Witz and Dan Lin — another Luna cofounder — are "serial entrepreneurs who have experience in cryptocurrency and gaming," according to Kain. They came up with the idea to apply cryptocurrency to a community-owned database of very personal information such as genome sequences, Kain said.

"At Illumina, in about 2012, I was looking for ways of accelerating discovery and started looking into federating databases and getting different people who are generating data — for instance, a genome center — to share their data with each other," Kain said. This included convincing people to give broad consent for usage of this personal information.

He said this topic came up at a 2012 meeting at Cold Spring Harbor Laboratory's Banbury Center in Lloyd Harbor, New York. "We learned a lot about the issues of trying to federate data, which means getting people to share data at the organizational level and getting individuals to share their personal data and consent," Kain said.

"Since 2012, not a lot has happened to improve that situation. Individual entities like 23andMe and some pharma companies have made inroads into generating data and getting individuals to consent to specific studies and answer some questionnaires related to those studies," Kain noted, but such data has remained locked in silos. Healthcare organizations have, of course, been wrestling with interoperability of electronic health records for far longer than that.

"I thought that the idea of using cryptocurrency to allow people to recognize ownership of a database of genomic and phenotypic information was a great step forward," Kain said. "It vastly simplifies the issues associated with ownership and it also provides people with some coin as an incentive for initially joining the database and an incentive for continuing to provide their health and medical data."
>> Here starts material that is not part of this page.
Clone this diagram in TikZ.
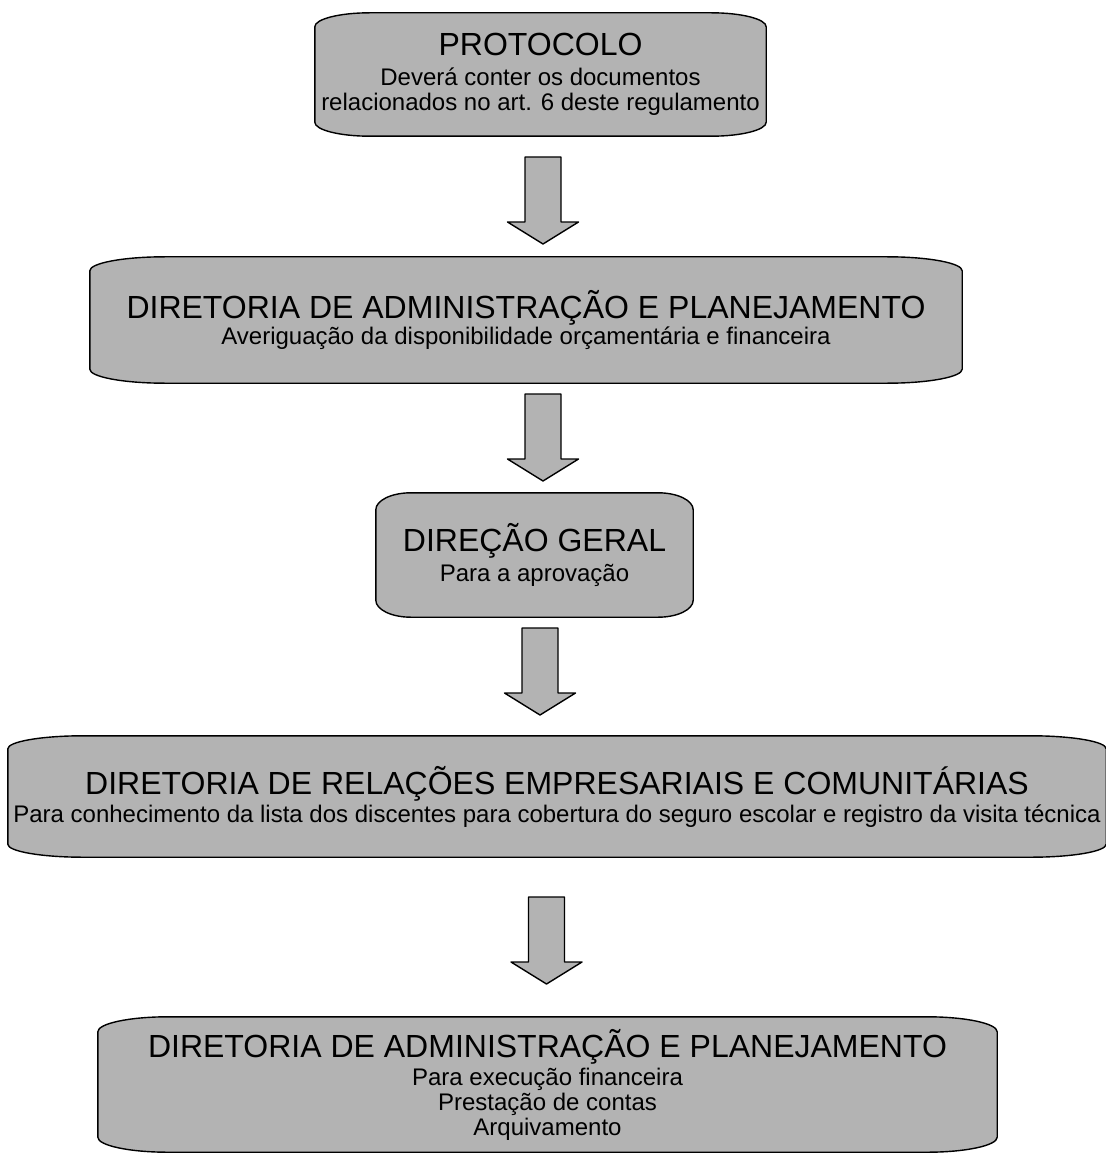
\documentclass[tikz,border=0pt]{standalone}
\usepackage{fontspec}
\setmainfont{Liberation Sans}
\definecolor{boxgray}{RGB}{179,179,179}
\pgfdeclarelayer{background}
\pgfsetlayers{background,main}
\tikzset{
  termbox/.style={draw=none, inner sep=0pt, align=center, font=\fontsize{24}{25}\selectfont},
  shapeline/.style={draw=black, fill=boxgray, line width=1.4pt, line join=round},
}
\newcommand\titl[1]{{\fontsize{32}{32}\selectfont #1}}
% #1 node name, #2 horizontal corner radius, #3 vertical corner radius
\newcommand\termshape[3]{%
  \draw[shapeline] ([xshift=#2pt]#1.north west) -- ([xshift=-#2pt]#1.north east)
    .. controls ([xshift=-0.448*#2pt]#1.north east) and ([yshift=-0.448*#3pt]#1.north east) .. ([yshift=-#3pt]#1.north east)
    -- ([yshift=#3pt]#1.south east)
    .. controls ([yshift=0.448*#3pt]#1.south east) and ([xshift=-0.448*#2pt]#1.south east) .. ([xshift=-#2pt]#1.south east)
    -- ([xshift=#2pt]#1.south west)
    .. controls ([xshift=0.448*#2pt]#1.south west) and ([yshift=0.448*#3pt]#1.south west) .. ([yshift=#3pt]#1.south west)
    -- ([yshift=-#3pt]#1.north west)
    .. controls ([yshift=-0.448*#3pt]#1.north west) and ([xshift=0.448*#2pt]#1.north west) .. cycle;}
% block arrow: #1 centre x, #2 top y
\newcommand\blockarrow[2]{%
  \draw[shapeline] (#1-18,#2) -- (#1+18,#2) -- (#1+18,#2+65) -- (#1+35.5,#2+65)
    -- (#1,#2+87) -- (#1-35.5,#2+65) -- (#1-18,#2+65) -- cycle;}
\begin{document}
\begin{tikzpicture}[x=1pt,y=-1pt]
\useasboundingbox (0,0) rectangle (1105,1155);

\node[termbox, minimum width=451pt, minimum height=123pt] (b1) at (540.5,74.5)
  {\titl{PROTOCOLO}\\[5pt] Deverá conter os documentos\\ relacionados no art. 6 deste regulamento};
\node[termbox, minimum width=872pt, minimum height=126pt] (b2) at (526,320)
  {\titl{DIRETORIA DE ADMINISTRAÇÃO E PLANEJAMENTO}\\[1pt] Averiguação da disponibilidade orçamentária e financeira};
\node[termbox, minimum width=317pt, minimum height=124pt] (b3) at (534.5,555)
  {\titl{DIREÇÃO GERAL}\\[5pt] Para a aprovação};
\node[termbox, minimum width=1098pt, minimum height=121pt] (b4) at (557,796.5)
  {\titl{DIRETORIA DE RELAÇÕES EMPRESARIAIS E COMUNITÁRIAS}\\[3pt] Para conhecimento da lista dos discentes para cobertura do seguro escolar e registro da visita técnica};
\node[termbox, minimum width=899pt, minimum height=135pt] (b5) at (547.5,1084.5)
  {\titl{DIRETORIA DE ADMINISTRAÇÃO E PLANEJAMENTO}\\[3pt] Para execução financeira\\ Prestação de contas\\ Arquivamento};

\begin{pgfonlayer}{background}
  \termshape{b1}{55}{14}
  \termshape{b2}{75}{14}
  \termshape{b3}{35}{17}
  \termshape{b4}{75}{13}
  \termshape{b5}{70}{15}
\end{pgfonlayer}

\blockarrow{543}{157}
\blockarrow{543}{394}
\blockarrow{540}{628}
\blockarrow{546.5}{897}
\end{tikzpicture}
\end{document}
Luna sees itself as a broker of transactions between those who have data and those who need it.

"When you think about all the data that's being created right now in the world, every company is trying to be the leader and have the largest pull of data," Witz noted. "We don't think that that's a good model for all of humanity. We think everybody will be better off if there is one large, central hub of data that's not controlled by any one company, but is instead owned by the community," he said.

"What's fundamentally different [about] our model from other companies that are aggregating their own data is that, as a community-owned data company, the community is going to realize the benefits of that data," said Witz. "LunaDNA the company will just be facilitating those transactions and taking a brokerage fee, but not standing in the middle of it."

When pharma companies purchase access to data with Luna Coins, Kain said, the money will "flow back equally to the owners of the database, depending on their value contribution. It won't flow back to individuals depending on whether they were in a study or not."

The plan is to invite researchers to approach Luna with parameters for studies they may be working on, and the company will generate appropriate cohorts of patients. "Once we have a cohort, then we can look at their genomes and ask the question, 'What is similar in their genome that is dissimilar to the control group?'" said Kain.

Researchers will define the criteria, then Luna will build cohorts and conduct gene discovery activities, according to Kain. "In most cases, the people we work with aren't looking to build their own databases, and they're not looking necessarily to create their own tools to do discovery," Kain said. "What they're looking for are the gene targets. They're looking for the genes that are associated with certain diseases or impacts on your quality of life."

Luna hopes to win the trust of consumers with the community model.

"Ultimately, we think that if we do a good job of standing up this company and establishing this database in a way that truly is very mission- and purpose-focused, and if individuals truly believe that they are going to be owners of the database and the data that is generated, then that should generate trust," Kain said.

"Would you rather donate your data to an organization that is going to go off and use your data in a way that maybe you won't even be connected to and generate income on that, or would you rather join a community and, with the community, travel together on this journey of driving discovery?" he asked.